End to End Automated Machine Learning Process using AutoML

Adrian Eka Sanjaya
Analytics Vidhya
Published in
7 min readSep 1, 2020

Prerequisite:

- Docker

- Jupyter Notebook

- Python and Pip

- Java

- Maven

- Lombok

Resource: https://github.com/adrian3ka/shared-article/tree/master/h2o-auto-ml

Nowadays, demand for data scientist and analyst expert has outpaced the supply, despite the surge of the people entering the field. To answer this gap, we need some friendlies machine learning frameworks that can be used by non-experts user. Some machine learning framework like Tensorflow, H2O has made it easy for non-experts to experiment with machine learning, there is still a fair bit of knowledge and background in data science that is required to produce high-performing models.
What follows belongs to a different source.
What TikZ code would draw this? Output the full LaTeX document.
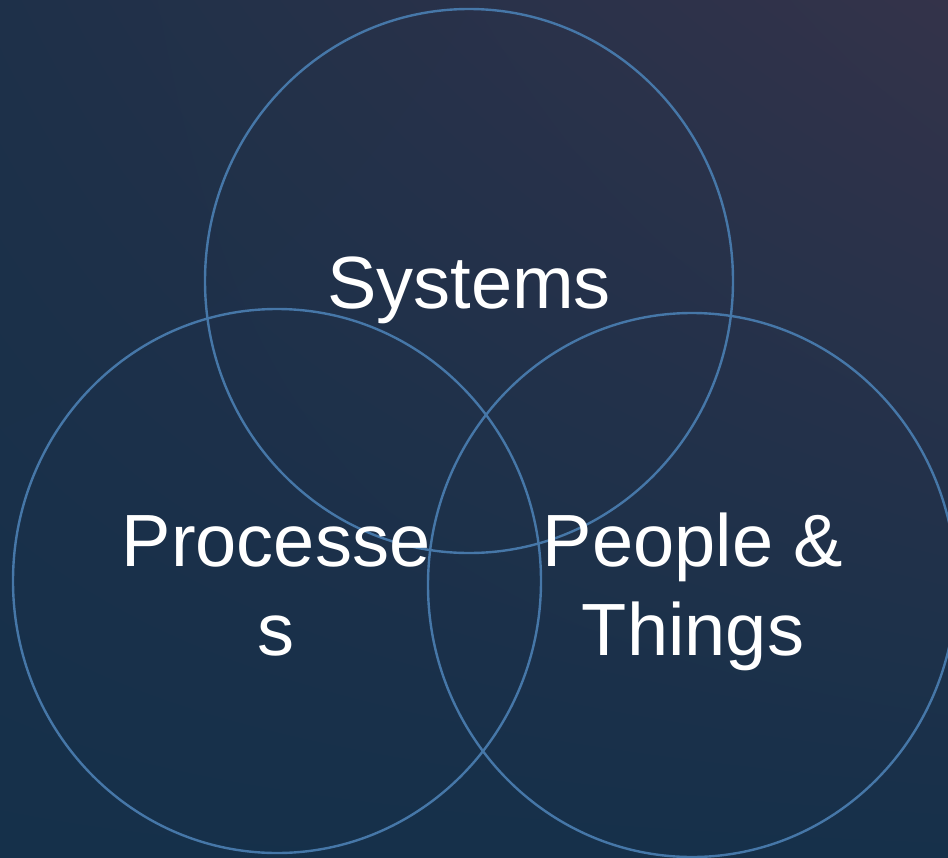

As we want to remove this gap I would like to introduce a good concept called AutoML.

AutoML is an idea to automate the machine learning workflow, which includes automatic training and tuning of many models within a user-specified time-limit. It will be automatically trained on collections of individual models to produce highly predictive ensemble models which, in most cases, will be the top performing models in the AutoML Leaderboard.

One of the available framework to achieve this purpose is H2O, it’s possible for non-AI users, and it’s also a friendly framework for the developer who didn’t have any previous experience to analyzing or developing a model. Before we move further, I want to define the goal first. The main goal is to train the model in the most common way for training a machine learning model in python language using jupyter notebook (if you want to collaborate with another scientist in the future it would be easier for them), and then for the software engineer part we want to deliver the model in the java language as the most used language for the large scale applications in the production. I choose java over any other languages because it one of the popular language on the industry, and it would be very relevant to the real world problem. I have already provide ready to used example for you to be convenience to follow this guide.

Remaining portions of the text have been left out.